Generally speaking, an index can improve the efficiency of read operations, by providing a data structure that SQL Server can use to seek or scan specific data pages, while skipping non-relevant pages in the process.
Regarding Non-Clustered Indexes, since they typically represent narrower copies of the underlying table, even if a complete index scan is required, the amount of data pages that end up being read can be significantly smaller in comparison to an equivalent Clustered Index scan.
Filtered indexes can improve this process even further, simply by reducing the amount of data comprehended by the index, hence reducing the number of nodes and data pages to be traversed.

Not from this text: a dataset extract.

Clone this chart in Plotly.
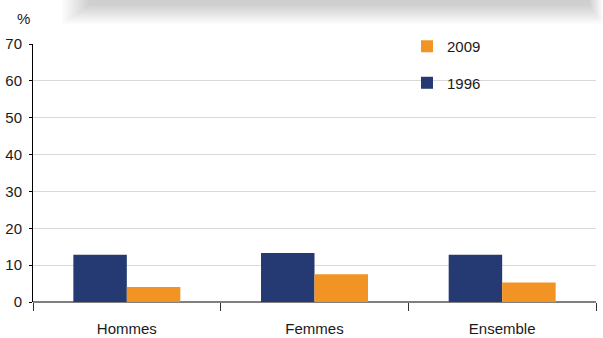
import plotly.graph_objects as go

categories = ["Hommes", "Femmes", "Ensemble"]
values_1996 = [12.8, 13.3, 12.8]
values_2009 = [4.1, 7.5, 5.3]
y_ticks = [0, 10, 20, 30, 40, 50, 60, 70]

FONT = "Liberation Sans, Arial, sans-serif"
FS = 15
NAVY = "#253a73"
ORANGE = "#f29423"
TXT = "#1a1a1a"

W, H = 603, 338
L, R, T, B = 33, 7, 44, 35.5
pw, ph = W - L - R, H - T - B

def px(x):
    return (x - L) / pw

def py(y):
    return (H - B - y) / ph

fig = go.Figure()
fig.add_trace(go.Bar(name="1996", x=categories, y=values_1996, marker_color=NAVY,
                     marker_line_width=0, legendgroup="a", legendrank=2))
fig.add_trace(go.Bar(name="2009", x=categories, y=values_2009, marker_color=ORANGE,
                     marker_line_width=0, legendgroup="b", legendrank=1))

# soft shadow at top (decorative)
shapes = []
n = 12
for i in range(n):
    shapes.append(dict(type="rect", xref="paper", yref="paper",
                       x0=px(62 + i * 2.4), x1=px(603 - i * 1.2),
                       y0=py(24 - i * 1.7), y1=py(-5),
                       fillcolor="rgba(0,0,0,0.017)", line_width=0, layer="below"))

fig.update_layout(
    width=W, height=H,
    margin=dict(l=L, r=R, t=T, b=B, pad=0, autoexpand=False),
    paper_bgcolor="white", plot_bgcolor="white",
    font=dict(family=FONT, size=FS, color=TXT),
    barmode="group", bargap=0.43, bargroupgap=0,
    showlegend=True,
    legend=dict(x=px(407), y=py(30), xanchor="left", yanchor="top",
                traceorder="grouped", tracegroupgap=14,
                font=dict(family=FONT, size=FS, color=TXT),
                bgcolor="rgba(0,0,0,0)", itemwidth=30),
    shapes=shapes,
    annotations=[dict(text="%", xref="paper", yref="paper", x=px(23), y=py(18),
                      xanchor="center", yanchor="middle", showarrow=False,
                      font=dict(family=FONT, size=FS, color=TXT))],
    xaxis=dict(showgrid=False, showline=False, ticks="outside", tickson="boundaries",
               ticklen=8, tickcolor="#333333", tickwidth=1, automargin=False,
               tickfont=dict(family=FONT, size=FS, color=TXT),
               ticklabelstandoff=16),
    yaxis=dict(range=[0, 70], tickvals=y_ticks, showgrid=True, gridcolor="#d9d9d9",
               gridwidth=1, showline=True, linecolor="#000000", linewidth=1,
               ticks="outside", ticklen=3, tickcolor="#000000", automargin=False,
               zeroline=True, zerolinecolor="#7f7f7f", zerolinewidth=2,
               tickfont=dict(family=FONT, size=FS, color=TXT),
               ticklabelstandoff=4),
)

fig.write_html("out.html", config={"displayModeBar": False},
               post_script="document.body.style.margin='0';document.body.style.overflow='hidden';")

In order to illustrate a scenario where the usage of a filtered index can be beneficial, let’s create a store procedure in the StackOverflow2010 database, that will retrieve all questions (PostTypeId=1) with a creation date and a score greater than or equal to the inputted values:
CREATE OR ALTER PROCEDURE GetQuestionsByDateAndMinimumScore (@Score int,@CreationDate datetime) AS BEGIN SELECT p.Id,p.creationDate,u.DisplayName, p.title,p.Score,p.ViewCount,p.AnswerCount FROM Posts p INNER JOIN Users u ON u.id = p.OwnerUserId WHERE p.CreationDate >= @CreationDate AND Score >= @Score AND PostTypeId = 1 ORDER BY CreationDate DESC END
Next, we’ll create a non-filtered index on the table Posts, in order to improve the performance of our query.
CREATE INDEX IX_CreationDate_PostTypeId_Score ON Posts (CreationDate,Score,PostTypeId)
After its creation, it’s time to execute the store procedure and analyze our baseline values.
EXEC GetQuestionsByMinimumScoreAndDate 500, '2009-07-31 00:00:00.000'
In the execution plan, we are able to see that SQL Server used our index to seek the Posts table and ended up reading 2 809 841 rows, which translated into 12 000 logical reads.
Now, the fun part. Since we care only about question posts and they only represent about one third of the table, we could create a filtered index instead.
CREATE INDEX IX_CreationDate_PostTypeId_Score_Filtered ON Posts (CreationDate,Score,PostTypeId) WHERE (PostTypeId = 1)
Finally, after executing the procedure with the same parameters, we should be able to see some improvements.
And indeed we do. This time SQL Server ended up reading 875 361 rows and the IO statistics show 5676 logical reads on the Posts table. Noice.
I’ll Only Create Filtered Indexes From Now On
I mean, you could. You probably shouldn’t though.
In our example we were interested only in querying a specific PostTypeId, but if we needed to address another type, e.g. Answers, our index would be pretty useless and even considering a filtered index would make no sense, because in that particular case, both types represent almost the entire table.
The takeaway is that filtered indexes can be great for performance, but we must always keep in mind the selectivity of what we want to filter and the gains versus costs, because although filtered indexes are lighter by concept, they aren’t exactly free.